Rows from a dataset:

════════════════

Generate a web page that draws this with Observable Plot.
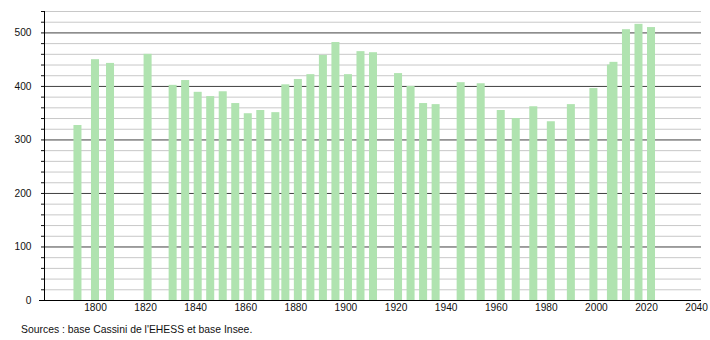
<!DOCTYPE html>
<html>
<head>
<meta charset="utf-8">
<script src="https://cdn.jsdelivr.net/npm/d3@7"></script>
<script src="https://cdn.jsdelivr.net/npm/@observablehq/plot@0.6"></script>
<style>
  html, body { margin: 0; padding: 0; background: #fff; }
  body { width: 710px; height: 340px; overflow: hidden; font-family: "Liberation Sans", Arial, sans-serif; }
  #chart svg { display: block; }
  #caption { font-size: 10.4px; color: #111; padding-left: 21px; margin-top: 6px; line-height: 12px; }
</style>
</head>
<body>
<div id="chart"></div>
<div id="caption">Sources : base Cassini de l'EHESS et base Insee.</div>
<script>
const years = [1793,1800,1806,1821,1831,1836,1841,1846,1851,1856,1861,1866,1872,1876,1881,1886,1891,1896,1901,1906,1911,1921,1926,1931,1936,1946,1954,1962,1968,1975,1982,1990,1999,2006,2007,2012,2017,2022];
const population = [327,450,443,460,402,411,389,381,390,368,349,355,351,403,413,422,458,482,422,465,463,424,400,368,366,407,405,355,340,362,334,366,396,440,445,506,516,510];
const xTicks = [1800,1820,1840,1860,1880,1900,1920,1940,1960,1980,2000,2020,2040];
const yMajor = [100,200,300,400,500];
const yMinor = d3.range(20, 541, 20).filter(v => v % 100 !== 0);
const yAllTicks = d3.range(0, 541, 20);

const data = years.map((y, i) => ({year: y, pop: population[i]}));
const halfWidth = 1.6;

const chart = Plot.plot({
  width: 710,
  height: 318,
  marginLeft: 44,
  marginRight: 9,
  marginTop: 11,
  marginBottom: 18,
  style: {fontFamily: "'Liberation Sans', Arial, sans-serif", fontSize: "10.2px", color: "#111"},
  x: {domain: [1779.64, 2041.96], label: null},
  y: {domain: [0, 540], label: null},
  marks: [
    Plot.ruleY(yMinor, {stroke: "#c8c8c8", strokeWidth: 1}),
    Plot.ruleY(yMajor, {stroke: "#404040", strokeWidth: 1}),
    Plot.rectY(data, {x1: d => d.year - halfWidth, x2: d => d.year + halfWidth, y1: 0, y2: "pop", fill: "#b0e3b0"}),
    Plot.axisX({ticks: xTicks, tickSize: 0, tickPadding: 3, tickFormat: d => String(d)}),
    Plot.axisY({ticks: yAllTicks, tickSize: 3, tickPadding: 10, tickFormat: d => (d % 100 === 0 && d <= 500) ? String(d) : ""}),
    Plot.ruleX([1779.64], {stroke: "#000", strokeWidth: 1}),
    Plot.ruleY([0], {stroke: "#000", strokeWidth: 1, insetLeft: -5})
  ]
});
document.getElementById("chart").appendChild(chart);
</script>
</body>
</html>
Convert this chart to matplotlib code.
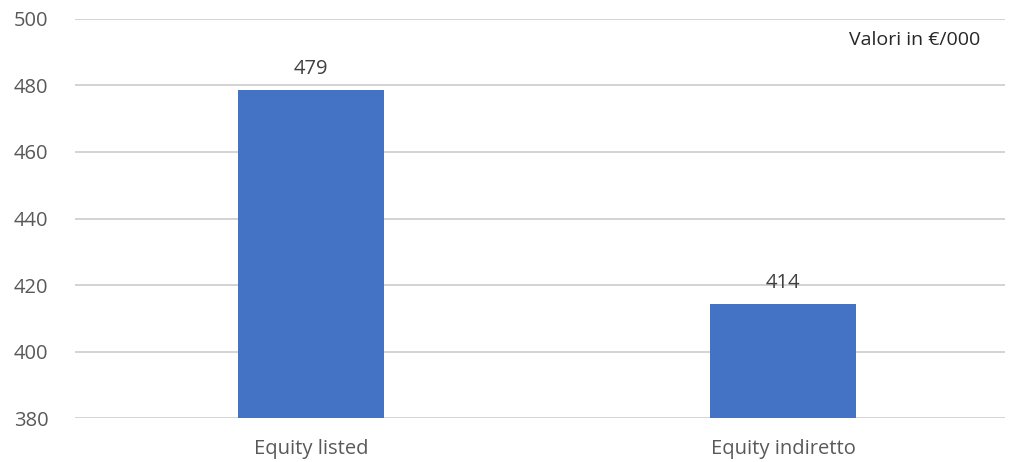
"""Bar chart: equity listed vs equity indiretto (values in EUR/000)."""
import matplotlib
matplotlib.use("Agg")
import matplotlib.pyplot as plt

categories = ["Equity listed", "Equity indiretto"]
values = [478.6, 414.4]
y_ticks = [380, 400, 420, 440, 460, 480, 500]

plt.rcParams["font.family"] = ["Open Sans", "DejaVu Sans"]

fig = plt.figure(figsize=(10.13, 4.62), dpi=100)
ax = fig.add_axes([0.074, 0.0952, 0.918, 0.8637])

x = range(len(categories))
ax.bar(x, values, width=0.31, color="#4472C4", zorder=3)

for xi, v in zip(x, values):
    ax.annotate(f"{v:.0f}", (xi, v), xytext=(0, 8), textcoords="offset points",
                ha="center", va="bottom", fontsize=14.5, color="#404040")

ax.set_ylim(380, 500)
ax.set_xlim(-0.5, 1.47)
ax.set_yticks(y_ticks)
ax.set_xticks(list(x))
ax.set_xticklabels(categories)
ax.tick_params(axis="both", length=0, labelsize=14.5, labelcolor="#595959")
ax.tick_params(axis="y", pad=19)
ax.tick_params(axis="x", pad=15)
ax.grid(axis="y", color="#d0d0d0", lw=1.3, zorder=0)
for s in ax.spines.values():
    s.set_visible(False)

ax.text(0.973, 0.947, "Valori in €/000", transform=ax.transAxes,
        ha="right", va="center", fontsize=14, color="#262626")

fig.savefig("out.png", dpi=100)
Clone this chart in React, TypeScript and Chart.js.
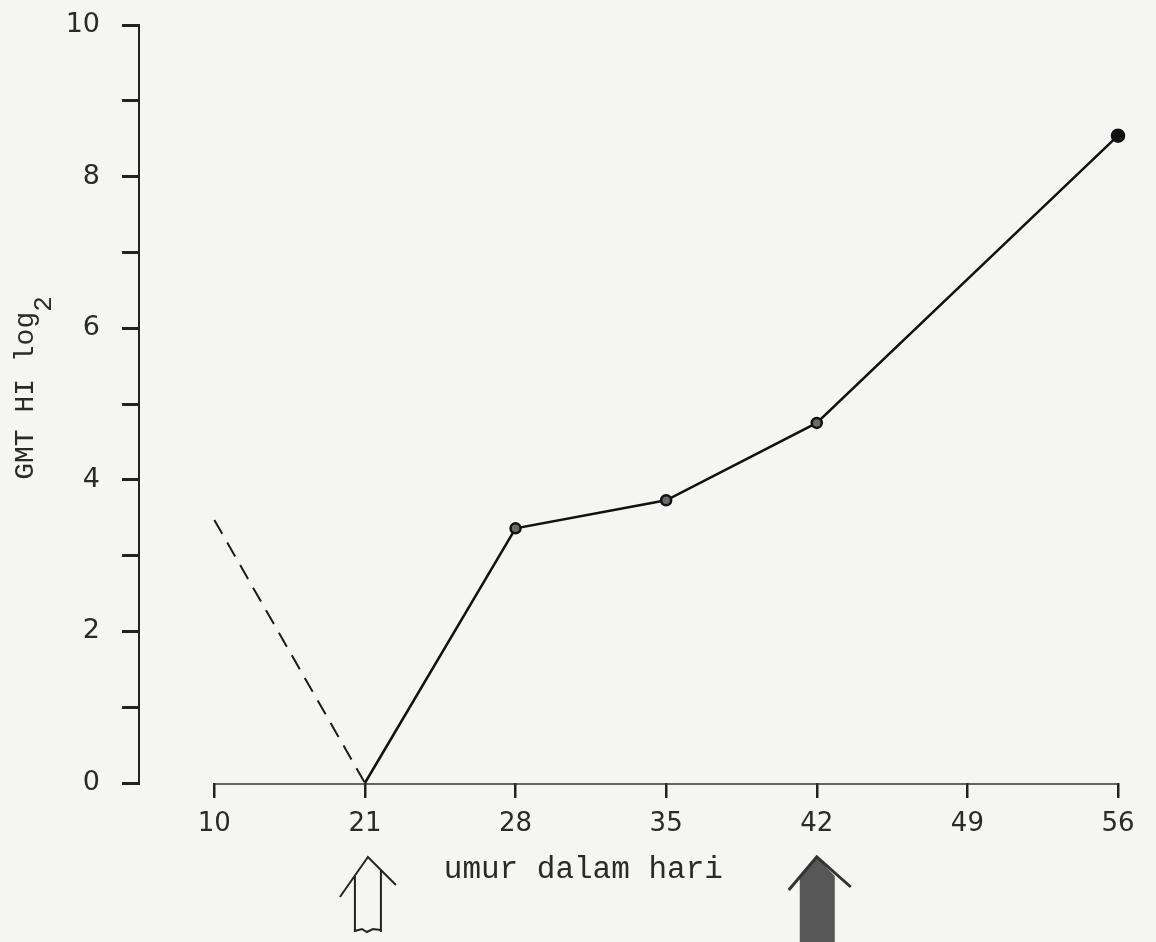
import React, { useEffect, useRef } from 'react';
import { Chart, registerables } from 'chart.js';

Chart.register(...registerables);

// ---- data ----
const dayLabels = ['10', '21', '28', '35', '42', '49', '56'];
const gmtMeasured: (number | null)[] = [null, 0, 3.36, 3.73, 4.75, null, 8.54];
const gmtExtrapolated: (number | null)[] = [3.47, 0, null, null, null, null, null];
const yTickValues = [0, 1, 2, 3, 4, 5, 6, 7, 8, 9, 10];
const vaccinationDays = ['21', '42'];
const xTitle = 'umur dalam hari';
const yTitleMain = 'GMT HI log';
const yTitleSub = '2';

const MONO = '"Liberation Mono", "DejaVu Sans Mono", monospace';

const toPoints = (arr: (number | null)[]) =>
  arr
    .map((v, i) => (v === null ? null : { x: i, y: v }))
    .filter((p) => p !== null) as { x: number; y: number }[];

const annotations = {
  id: 'annotations',
  beforeDatasetsDraw(chart: any) {
    const { ctx, scales } = chart;
    const x = scales.x;
    const y = scales.y;
    const base = y.getPixelForValue(0);
    ctx.save();
    ctx.strokeStyle = '#333';
    ctx.lineWidth = 1.6;
    ctx.beginPath();
    ctx.moveTo(x.getPixelForValue(0), base + 1);
    ctx.lineTo(x.getPixelForValue(dayLabels.length - 1), base + 1);
    ctx.stroke();
    ctx.restore();
  },
  afterDraw(chart: any) {
    const { ctx, scales, chartArea } = chart;
    const x = scales.x;
    const y = scales.y;
    const base = y.getPixelForValue(0);
    ctx.save();

    // x axis title
    ctx.fillStyle = '#2a2a2a';
    ctx.font = `31px ${MONO}`;
    ctx.textAlign = 'center';
    ctx.textBaseline = 'alphabetic';
    ctx.fillText(xTitle, x.getPixelForValue(2.45), base + 95);

    // y axis title with a real subscript
    const midY = (chartArea.top + chartArea.bottom) / 2 - 16;
    ctx.save();
    ctx.translate(33, midY);
    ctx.rotate(-Math.PI / 2);
    ctx.font = `28px ${MONO}`;
    const w1 = ctx.measureText(yTitleMain).width;
    ctx.font = `26px ${MONO}`;
    const w2 = ctx.measureText(yTitleSub).width;
    const start = -(w1 + w2) / 2;
    ctx.textAlign = 'left';
    ctx.font = `28px ${MONO}`;
    ctx.fillText(yTitleMain, start, 0);
    ctx.font = `26px ${MONO}`;
    ctx.fillText(yTitleSub, start + w1, 18);
    ctx.restore();

    // vaccination arrows
    vaccinationDays.forEach((d, k) => {
      const idx = dayLabels.indexOf(d);
      const cx = x.getPixelForValue(idx);
      if (k === 0) {
        const a = cx + 3;
        ctx.strokeStyle = '#222';
        ctx.lineWidth = 2;
        ctx.beginPath();
        ctx.moveTo(a - 28, base + 114);
        ctx.lineTo(a, base + 74);
        ctx.lineTo(a + 28, base + 102);
        ctx.moveTo(a - 13, base + 93);
        ctx.lineTo(a - 13, base + 149);
        ctx.moveTo(a + 13, base + 87);
        ctx.lineTo(a + 13, base + 149);
        ctx.moveTo(a - 13, base + 148);
        ctx.lineTo(a - 6, base + 146);
        ctx.lineTo(a - 1, base + 149);
        ctx.lineTo(a + 5, base + 146);
        ctx.lineTo(a + 13, base + 147);
        ctx.stroke();
      } else {
        const b = cx;
        ctx.fillStyle = '#575757';
        ctx.beginPath();
        ctx.moveTo(b, base + 74);
        ctx.lineTo(b + 18, base + 93);
        ctx.lineTo(b + 18, base + 170);
        ctx.lineTo(b - 17, base + 170);
        ctx.lineTo(b - 17, base + 93);
        ctx.closePath();
        ctx.fill();
        ctx.strokeStyle = '#333';
        ctx.lineWidth = 3;
        ctx.beginPath();
        ctx.moveTo(b - 28, base + 107);
        ctx.lineTo(b, base + 74);
        ctx.lineTo(b + 34, base + 104);
        ctx.stroke();
      }
    });
    ctx.restore();
  },
};

export default function App() {
  const canvasRef = useRef<HTMLCanvasElement | null>(null);

  useEffect(() => {
    document.body.style.margin = '0';
    document.body.style.background = '#f5f5f3';
    const canvas = canvasRef.current;
    if (!canvas) return;
    const measured = toPoints(gmtMeasured);
    const extrapolated = toPoints(gmtExtrapolated);

    const chart = new Chart(canvas, {
      type: 'line',
      data: {
        datasets: [
          {
            label: 'extrapolated',
            data: extrapolated,
            borderColor: '#1a1a1a',
            borderWidth: 2,
            borderDash: [16, 10],
            pointRadius: 0,
            fill: false,
          },
          {
            label: 'GMT HI',
            data: measured,
            borderColor: '#111',
            borderWidth: 2.5,
            pointRadius: (c: any) =>
              c.dataIndex === measured.length - 1 ? 6 : c.raw && c.raw.y === 0 ? 0 : 5,
            pointBackgroundColor: (c: any) =>
              c.dataIndex === measured.length - 1 ? '#111' : '#6a6a6a',
            pointBorderColor: '#111',
            pointBorderWidth: 2.5,
            fill: false,
            clip: false,
          },
        ],
      },
      options: {
        responsive: false,
        animation: false,
        events: [],
        layout: { padding: { top: 25, right: 38, left: 0, bottom: 0 } },
        plugins: {
          legend: { display: false },
          tooltip: { enabled: false },
          title: { display: false },
        },
        elements: { line: { tension: 0 } },
        scales: {
          x: {
            type: 'linear',
            min: -0.5,
            max: dayLabels.length - 1,
            afterBuildTicks: (axis: any) => {
              axis.ticks = dayLabels.map((_, i) => ({ value: i }));
            },
            afterFit: (axis: any) => {
              axis.height = 159;
            },
            ticks: {
              callback: (v: any) => dayLabels[Math.round(Number(v))] ?? '',
              color: '#2a2a2a',
              font: { family: '"DejaVu Sans", sans-serif', size: 26 },
              padding: 11,
              maxRotation: 0,
              autoSkip: false,
            },
            grid: {
              display: true,
              drawOnChartArea: false,
              drawTicks: true,
              tickLength: 15,
              color: '#222',
              lineWidth: 2.5,
            },
            border: { display: false },
          },
          y: {
            type: 'linear',
            min: 0,
            max: 10,
            afterBuildTicks: (axis: any) => {
              axis.ticks = yTickValues.map((v) => ({ value: v }));
            },
            afterFit: (axis: any) => {
              axis.width = 139;
              axis.paddingTop = 0;
              axis.paddingBottom = 0;
            },
            ticks: {
              callback: (v: any) => (Number(v) % 2 === 0 ? String(v) : ''),
              color: '#2a2a2a',
              font: { family: '"DejaVu Sans", sans-serif', size: 27 },
              padding: 22,
              autoSkip: false,
            },
            grid: {
              display: true,
              drawOnChartArea: false,
              drawTicks: true,
              tickLength: 17,
              color: '#222',
              lineWidth: 3,
            },
            border: { display: true, color: '#222', width: 2 },
            title: { display: false },
          },
        },
      },
      plugins: [annotations],
    } as any);

    return () => chart.destroy();
  }, []);

  return (
    <div style={{ width: 1156, height: 942, position: 'relative' }}>
      <canvas ref={canvasRef} width={1156} height={942} style={{ display: 'block' }} />
    </div>
  );
}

════════════════

[What this task involves]:
Pick out the part that begins with the line containing "Clone this chart" and finishes with the line containing "Chart.register(...registerables);", both included. Restate it exactly, without images.

[Finished task]:
Clone this chart in React, TypeScript and Chart.js.
import React, { useEffect, useRef } from 'react';
import { Chart, registerables } from 'chart.js';

Chart.register(...registerables);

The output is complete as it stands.